» WRITTEN REQUEST: Retype the stretch of lines that starts at the line containing "Emit a web page that matches this image, drawn with Apache" and ends at the line containing "const sessionMinutes = 330;", inclusive. Do not include pictures.
--- SUPPLIED MATERIAL ---
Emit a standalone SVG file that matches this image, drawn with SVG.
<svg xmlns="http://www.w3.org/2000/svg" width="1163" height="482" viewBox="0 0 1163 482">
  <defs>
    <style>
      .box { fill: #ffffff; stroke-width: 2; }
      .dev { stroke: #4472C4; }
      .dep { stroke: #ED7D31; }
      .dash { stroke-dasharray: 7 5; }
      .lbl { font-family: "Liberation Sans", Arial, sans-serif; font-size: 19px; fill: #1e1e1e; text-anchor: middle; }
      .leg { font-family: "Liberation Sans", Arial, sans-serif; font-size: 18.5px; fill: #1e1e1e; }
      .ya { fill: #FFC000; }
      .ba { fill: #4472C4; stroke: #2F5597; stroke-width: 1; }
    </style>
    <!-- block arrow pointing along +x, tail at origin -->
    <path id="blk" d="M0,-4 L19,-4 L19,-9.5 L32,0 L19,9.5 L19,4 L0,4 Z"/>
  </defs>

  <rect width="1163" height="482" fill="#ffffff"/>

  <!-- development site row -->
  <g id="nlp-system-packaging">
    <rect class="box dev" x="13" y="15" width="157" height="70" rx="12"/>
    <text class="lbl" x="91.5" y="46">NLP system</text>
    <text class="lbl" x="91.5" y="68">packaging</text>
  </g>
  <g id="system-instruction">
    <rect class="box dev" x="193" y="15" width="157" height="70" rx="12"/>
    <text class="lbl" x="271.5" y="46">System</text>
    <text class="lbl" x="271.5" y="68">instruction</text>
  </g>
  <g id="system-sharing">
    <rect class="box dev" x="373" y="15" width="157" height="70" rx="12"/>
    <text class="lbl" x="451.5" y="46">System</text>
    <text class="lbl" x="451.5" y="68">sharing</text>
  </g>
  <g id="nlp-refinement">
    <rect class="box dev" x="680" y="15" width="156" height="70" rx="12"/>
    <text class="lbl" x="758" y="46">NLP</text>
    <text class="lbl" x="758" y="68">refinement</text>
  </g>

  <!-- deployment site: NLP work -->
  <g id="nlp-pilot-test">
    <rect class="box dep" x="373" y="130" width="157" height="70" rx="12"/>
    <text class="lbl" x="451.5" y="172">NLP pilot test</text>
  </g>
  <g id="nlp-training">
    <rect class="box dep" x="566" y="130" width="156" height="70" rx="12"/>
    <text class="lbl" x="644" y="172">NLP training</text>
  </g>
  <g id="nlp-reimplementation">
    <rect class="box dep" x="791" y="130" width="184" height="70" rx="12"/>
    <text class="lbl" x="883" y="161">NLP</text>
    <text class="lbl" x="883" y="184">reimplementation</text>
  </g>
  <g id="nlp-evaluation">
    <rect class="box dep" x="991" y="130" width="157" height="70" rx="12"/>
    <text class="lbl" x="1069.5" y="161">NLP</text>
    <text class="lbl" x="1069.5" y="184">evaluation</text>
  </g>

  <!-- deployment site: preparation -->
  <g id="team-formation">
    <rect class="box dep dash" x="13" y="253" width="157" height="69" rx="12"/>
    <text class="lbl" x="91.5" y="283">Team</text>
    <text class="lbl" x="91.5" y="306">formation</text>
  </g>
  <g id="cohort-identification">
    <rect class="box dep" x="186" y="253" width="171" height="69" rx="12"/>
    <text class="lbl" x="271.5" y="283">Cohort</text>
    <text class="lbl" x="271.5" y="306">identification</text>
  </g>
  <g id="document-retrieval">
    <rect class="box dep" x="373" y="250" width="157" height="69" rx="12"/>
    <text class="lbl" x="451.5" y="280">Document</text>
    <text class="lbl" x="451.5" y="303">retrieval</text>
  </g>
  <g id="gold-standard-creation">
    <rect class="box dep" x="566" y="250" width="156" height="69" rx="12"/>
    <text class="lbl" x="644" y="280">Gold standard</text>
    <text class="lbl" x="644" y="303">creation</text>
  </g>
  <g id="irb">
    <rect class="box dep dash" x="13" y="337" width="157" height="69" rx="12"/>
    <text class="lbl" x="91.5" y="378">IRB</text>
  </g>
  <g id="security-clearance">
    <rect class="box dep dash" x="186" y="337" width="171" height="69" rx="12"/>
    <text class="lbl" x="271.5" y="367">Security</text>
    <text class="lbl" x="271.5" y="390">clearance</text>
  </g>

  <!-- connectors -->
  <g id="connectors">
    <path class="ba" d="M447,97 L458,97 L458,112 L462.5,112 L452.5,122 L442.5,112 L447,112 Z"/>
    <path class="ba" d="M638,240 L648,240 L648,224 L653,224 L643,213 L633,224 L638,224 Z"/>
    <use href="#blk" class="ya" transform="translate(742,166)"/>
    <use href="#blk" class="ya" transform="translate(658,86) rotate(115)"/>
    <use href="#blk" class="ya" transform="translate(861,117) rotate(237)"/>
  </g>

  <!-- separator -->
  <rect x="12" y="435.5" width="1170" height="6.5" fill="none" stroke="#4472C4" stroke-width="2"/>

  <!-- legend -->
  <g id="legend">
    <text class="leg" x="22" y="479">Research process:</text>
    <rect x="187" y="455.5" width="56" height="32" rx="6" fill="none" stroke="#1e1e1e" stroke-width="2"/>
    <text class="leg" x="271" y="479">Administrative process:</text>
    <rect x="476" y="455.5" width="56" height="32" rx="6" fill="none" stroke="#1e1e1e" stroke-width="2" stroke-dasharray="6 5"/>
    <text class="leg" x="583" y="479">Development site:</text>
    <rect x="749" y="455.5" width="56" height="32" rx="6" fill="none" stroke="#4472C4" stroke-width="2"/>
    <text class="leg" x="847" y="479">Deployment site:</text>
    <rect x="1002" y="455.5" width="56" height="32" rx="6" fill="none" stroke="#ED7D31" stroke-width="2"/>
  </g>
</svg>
---
--- SUPPLIED MATERIAL ---
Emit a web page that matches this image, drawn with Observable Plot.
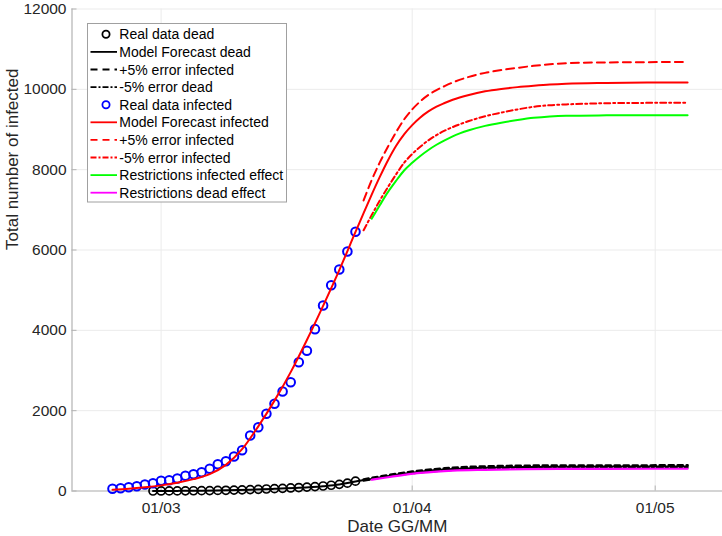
---
--- SUPPLIED MATERIAL ---
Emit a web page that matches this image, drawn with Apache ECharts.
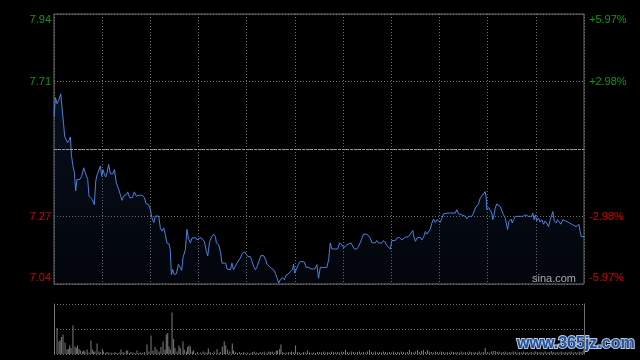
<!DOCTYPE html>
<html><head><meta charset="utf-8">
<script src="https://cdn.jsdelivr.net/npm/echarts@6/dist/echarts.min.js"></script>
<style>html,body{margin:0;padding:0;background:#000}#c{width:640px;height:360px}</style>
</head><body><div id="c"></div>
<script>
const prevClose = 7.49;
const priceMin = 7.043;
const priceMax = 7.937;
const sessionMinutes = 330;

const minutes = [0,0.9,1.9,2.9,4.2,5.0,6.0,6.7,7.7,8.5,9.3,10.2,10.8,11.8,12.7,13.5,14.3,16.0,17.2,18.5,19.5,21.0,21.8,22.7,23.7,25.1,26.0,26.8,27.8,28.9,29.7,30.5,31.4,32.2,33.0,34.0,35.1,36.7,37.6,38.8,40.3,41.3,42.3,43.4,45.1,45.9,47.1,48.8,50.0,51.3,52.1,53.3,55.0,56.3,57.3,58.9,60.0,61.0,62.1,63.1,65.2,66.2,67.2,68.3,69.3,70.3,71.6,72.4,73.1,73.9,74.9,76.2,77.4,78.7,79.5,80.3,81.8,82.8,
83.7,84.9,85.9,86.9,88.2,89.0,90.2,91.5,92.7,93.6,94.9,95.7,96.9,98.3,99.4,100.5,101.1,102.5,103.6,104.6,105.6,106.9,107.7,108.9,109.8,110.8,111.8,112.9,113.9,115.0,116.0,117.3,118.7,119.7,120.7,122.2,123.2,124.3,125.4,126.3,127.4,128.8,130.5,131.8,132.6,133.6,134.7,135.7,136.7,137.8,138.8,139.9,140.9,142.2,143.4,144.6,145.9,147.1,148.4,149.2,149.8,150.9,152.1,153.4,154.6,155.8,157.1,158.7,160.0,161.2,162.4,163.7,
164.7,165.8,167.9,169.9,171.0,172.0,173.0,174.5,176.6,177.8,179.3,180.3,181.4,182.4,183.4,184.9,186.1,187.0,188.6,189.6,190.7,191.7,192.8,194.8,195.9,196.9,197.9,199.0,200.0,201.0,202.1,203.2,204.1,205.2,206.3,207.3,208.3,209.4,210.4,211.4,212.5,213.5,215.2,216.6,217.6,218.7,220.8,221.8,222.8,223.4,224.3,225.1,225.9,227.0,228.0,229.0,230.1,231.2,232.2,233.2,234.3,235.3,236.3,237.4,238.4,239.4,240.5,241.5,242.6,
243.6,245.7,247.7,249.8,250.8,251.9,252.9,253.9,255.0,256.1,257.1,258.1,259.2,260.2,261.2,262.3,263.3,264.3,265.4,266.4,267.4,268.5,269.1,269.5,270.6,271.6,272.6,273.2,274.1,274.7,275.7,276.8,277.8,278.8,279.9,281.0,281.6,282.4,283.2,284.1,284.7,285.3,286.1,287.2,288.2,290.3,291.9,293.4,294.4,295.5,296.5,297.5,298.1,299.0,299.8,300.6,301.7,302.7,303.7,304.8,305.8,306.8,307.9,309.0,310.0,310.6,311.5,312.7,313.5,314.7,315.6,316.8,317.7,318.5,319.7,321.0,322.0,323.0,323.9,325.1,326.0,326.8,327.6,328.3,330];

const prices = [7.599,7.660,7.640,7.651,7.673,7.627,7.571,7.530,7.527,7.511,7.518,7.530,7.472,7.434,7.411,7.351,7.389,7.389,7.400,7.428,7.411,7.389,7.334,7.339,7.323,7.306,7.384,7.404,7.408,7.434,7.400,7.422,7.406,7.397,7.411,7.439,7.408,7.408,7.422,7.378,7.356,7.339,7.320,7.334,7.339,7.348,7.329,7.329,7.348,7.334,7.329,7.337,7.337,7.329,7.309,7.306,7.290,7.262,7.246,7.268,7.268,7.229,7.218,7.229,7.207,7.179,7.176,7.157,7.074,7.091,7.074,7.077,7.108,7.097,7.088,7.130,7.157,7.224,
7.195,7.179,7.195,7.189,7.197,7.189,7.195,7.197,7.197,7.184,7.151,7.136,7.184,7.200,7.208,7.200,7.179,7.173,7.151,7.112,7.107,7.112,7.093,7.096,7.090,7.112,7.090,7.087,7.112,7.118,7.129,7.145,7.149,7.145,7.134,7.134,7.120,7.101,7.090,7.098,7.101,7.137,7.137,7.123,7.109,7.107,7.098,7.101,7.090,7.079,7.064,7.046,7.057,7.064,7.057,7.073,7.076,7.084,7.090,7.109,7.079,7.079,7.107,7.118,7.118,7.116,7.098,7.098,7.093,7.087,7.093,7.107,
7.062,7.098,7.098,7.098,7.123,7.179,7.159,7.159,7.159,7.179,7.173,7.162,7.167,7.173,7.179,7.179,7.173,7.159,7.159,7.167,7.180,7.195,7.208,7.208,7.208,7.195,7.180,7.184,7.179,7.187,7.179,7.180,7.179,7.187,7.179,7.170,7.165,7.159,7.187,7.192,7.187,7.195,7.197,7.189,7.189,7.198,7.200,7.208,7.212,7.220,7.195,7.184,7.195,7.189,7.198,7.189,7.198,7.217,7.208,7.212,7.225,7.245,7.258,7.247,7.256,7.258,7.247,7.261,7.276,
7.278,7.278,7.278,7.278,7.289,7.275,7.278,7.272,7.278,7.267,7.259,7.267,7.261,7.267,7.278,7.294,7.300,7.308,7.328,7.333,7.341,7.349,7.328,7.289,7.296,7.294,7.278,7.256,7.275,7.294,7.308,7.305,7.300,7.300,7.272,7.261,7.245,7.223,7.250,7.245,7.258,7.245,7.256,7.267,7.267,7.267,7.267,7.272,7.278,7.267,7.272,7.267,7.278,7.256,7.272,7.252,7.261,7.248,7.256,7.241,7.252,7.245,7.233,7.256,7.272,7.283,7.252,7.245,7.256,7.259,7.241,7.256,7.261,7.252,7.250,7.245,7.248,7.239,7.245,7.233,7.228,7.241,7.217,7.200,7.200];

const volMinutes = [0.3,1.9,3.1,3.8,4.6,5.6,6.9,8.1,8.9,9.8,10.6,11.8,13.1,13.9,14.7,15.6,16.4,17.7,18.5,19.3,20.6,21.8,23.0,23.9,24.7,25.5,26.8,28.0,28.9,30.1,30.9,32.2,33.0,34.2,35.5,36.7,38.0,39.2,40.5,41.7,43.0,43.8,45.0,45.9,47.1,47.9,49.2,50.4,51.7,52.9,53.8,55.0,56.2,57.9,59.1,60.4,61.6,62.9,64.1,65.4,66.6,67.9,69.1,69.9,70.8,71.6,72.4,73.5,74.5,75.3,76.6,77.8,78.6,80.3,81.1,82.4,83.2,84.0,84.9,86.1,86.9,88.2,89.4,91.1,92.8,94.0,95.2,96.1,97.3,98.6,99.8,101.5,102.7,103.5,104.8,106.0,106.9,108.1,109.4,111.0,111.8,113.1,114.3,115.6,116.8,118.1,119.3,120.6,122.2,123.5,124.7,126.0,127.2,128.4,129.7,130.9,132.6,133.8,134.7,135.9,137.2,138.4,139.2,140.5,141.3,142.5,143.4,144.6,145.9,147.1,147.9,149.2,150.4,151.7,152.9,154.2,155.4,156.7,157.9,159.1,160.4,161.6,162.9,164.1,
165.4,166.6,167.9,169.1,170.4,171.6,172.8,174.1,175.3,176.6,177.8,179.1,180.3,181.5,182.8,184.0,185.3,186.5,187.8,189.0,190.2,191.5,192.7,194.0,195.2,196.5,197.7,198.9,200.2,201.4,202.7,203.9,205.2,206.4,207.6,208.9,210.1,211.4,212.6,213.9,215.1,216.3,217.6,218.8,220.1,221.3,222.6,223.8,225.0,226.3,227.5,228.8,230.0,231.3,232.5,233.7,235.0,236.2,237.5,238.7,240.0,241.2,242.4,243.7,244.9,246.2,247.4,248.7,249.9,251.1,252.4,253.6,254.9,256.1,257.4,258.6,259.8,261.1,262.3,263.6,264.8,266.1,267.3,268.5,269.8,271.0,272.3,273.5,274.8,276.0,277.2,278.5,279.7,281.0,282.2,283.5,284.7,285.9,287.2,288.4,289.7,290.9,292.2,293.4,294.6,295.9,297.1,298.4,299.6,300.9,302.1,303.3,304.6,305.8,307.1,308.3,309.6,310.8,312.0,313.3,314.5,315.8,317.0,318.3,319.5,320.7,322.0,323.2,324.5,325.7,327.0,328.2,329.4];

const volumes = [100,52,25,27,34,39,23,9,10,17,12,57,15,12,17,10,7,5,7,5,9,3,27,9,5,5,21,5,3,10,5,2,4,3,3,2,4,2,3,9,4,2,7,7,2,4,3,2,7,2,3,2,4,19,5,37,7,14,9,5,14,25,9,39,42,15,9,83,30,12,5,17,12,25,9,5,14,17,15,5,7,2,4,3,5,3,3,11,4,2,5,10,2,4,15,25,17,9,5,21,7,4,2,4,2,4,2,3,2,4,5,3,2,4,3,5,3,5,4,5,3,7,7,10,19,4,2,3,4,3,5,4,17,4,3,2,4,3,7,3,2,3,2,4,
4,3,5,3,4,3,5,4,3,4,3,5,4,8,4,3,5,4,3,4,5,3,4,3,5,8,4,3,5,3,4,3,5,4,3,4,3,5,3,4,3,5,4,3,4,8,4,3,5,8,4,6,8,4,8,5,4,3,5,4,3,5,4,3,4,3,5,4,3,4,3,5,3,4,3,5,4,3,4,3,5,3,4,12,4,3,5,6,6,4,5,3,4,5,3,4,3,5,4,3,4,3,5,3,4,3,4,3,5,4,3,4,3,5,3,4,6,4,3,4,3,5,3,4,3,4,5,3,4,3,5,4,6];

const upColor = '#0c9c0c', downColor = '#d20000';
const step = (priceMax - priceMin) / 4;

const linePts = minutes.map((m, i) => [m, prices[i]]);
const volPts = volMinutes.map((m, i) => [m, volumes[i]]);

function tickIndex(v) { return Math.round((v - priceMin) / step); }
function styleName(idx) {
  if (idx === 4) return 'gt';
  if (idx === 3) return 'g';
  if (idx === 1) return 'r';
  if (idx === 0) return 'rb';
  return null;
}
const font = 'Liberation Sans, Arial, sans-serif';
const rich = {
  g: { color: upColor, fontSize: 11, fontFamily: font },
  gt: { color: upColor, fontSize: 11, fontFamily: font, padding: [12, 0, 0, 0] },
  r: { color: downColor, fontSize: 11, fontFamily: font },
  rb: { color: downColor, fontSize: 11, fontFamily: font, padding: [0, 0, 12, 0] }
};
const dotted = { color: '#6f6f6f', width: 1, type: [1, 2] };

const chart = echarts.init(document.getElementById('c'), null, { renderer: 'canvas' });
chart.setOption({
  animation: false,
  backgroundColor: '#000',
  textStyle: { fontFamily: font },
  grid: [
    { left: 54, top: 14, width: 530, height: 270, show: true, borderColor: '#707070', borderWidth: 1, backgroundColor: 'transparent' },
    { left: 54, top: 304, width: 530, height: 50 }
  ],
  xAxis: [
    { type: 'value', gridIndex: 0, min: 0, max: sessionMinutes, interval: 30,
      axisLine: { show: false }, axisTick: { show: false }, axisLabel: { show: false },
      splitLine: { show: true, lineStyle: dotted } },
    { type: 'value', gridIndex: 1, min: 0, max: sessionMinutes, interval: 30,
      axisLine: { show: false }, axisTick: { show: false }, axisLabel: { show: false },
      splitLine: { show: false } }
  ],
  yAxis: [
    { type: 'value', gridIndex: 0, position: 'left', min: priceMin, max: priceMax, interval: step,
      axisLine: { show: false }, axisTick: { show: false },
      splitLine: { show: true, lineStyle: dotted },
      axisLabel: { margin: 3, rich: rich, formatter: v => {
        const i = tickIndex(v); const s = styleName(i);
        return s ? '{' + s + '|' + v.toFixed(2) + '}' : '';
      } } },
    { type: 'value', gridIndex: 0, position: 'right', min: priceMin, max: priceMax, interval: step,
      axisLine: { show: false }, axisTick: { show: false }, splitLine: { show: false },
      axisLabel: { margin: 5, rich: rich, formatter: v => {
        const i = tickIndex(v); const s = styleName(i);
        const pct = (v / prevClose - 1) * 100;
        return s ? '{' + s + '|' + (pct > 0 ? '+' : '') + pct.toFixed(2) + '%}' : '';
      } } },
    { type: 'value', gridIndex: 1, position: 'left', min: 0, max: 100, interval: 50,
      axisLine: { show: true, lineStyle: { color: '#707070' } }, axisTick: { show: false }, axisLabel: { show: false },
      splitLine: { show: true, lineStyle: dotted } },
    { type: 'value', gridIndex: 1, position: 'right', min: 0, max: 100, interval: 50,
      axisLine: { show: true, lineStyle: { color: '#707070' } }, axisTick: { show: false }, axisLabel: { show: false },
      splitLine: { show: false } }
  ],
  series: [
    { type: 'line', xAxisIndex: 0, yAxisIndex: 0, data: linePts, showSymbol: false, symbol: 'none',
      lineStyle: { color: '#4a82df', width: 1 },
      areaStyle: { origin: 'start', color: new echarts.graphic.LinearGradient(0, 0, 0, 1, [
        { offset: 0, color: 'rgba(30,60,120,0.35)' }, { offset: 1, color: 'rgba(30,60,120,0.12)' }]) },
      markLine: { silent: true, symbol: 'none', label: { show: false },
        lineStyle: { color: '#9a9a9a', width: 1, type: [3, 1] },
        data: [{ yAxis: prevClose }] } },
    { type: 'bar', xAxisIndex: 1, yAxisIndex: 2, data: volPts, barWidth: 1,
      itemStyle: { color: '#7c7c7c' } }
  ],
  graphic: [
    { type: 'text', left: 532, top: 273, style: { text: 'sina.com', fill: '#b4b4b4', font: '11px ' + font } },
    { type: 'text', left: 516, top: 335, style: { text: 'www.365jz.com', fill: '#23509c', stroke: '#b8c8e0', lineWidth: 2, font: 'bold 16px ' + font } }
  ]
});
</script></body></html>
---
» RESULT OF THIS EXERCISE:
Emit a web page that matches this image, drawn with Apache ECharts.
<!DOCTYPE html>
<html><head><meta charset="utf-8">
<script src="https://cdn.jsdelivr.net/npm/echarts@6/dist/echarts.min.js"></script>
<style>html,body{margin:0;padding:0;background:#000}#c{width:640px;height:360px}</style>
</head><body><div id="c"></div>
<script>
const prevClose = 7.49;
const priceMin = 7.043;
const priceMax = 7.937;
const sessionMinutes = 330;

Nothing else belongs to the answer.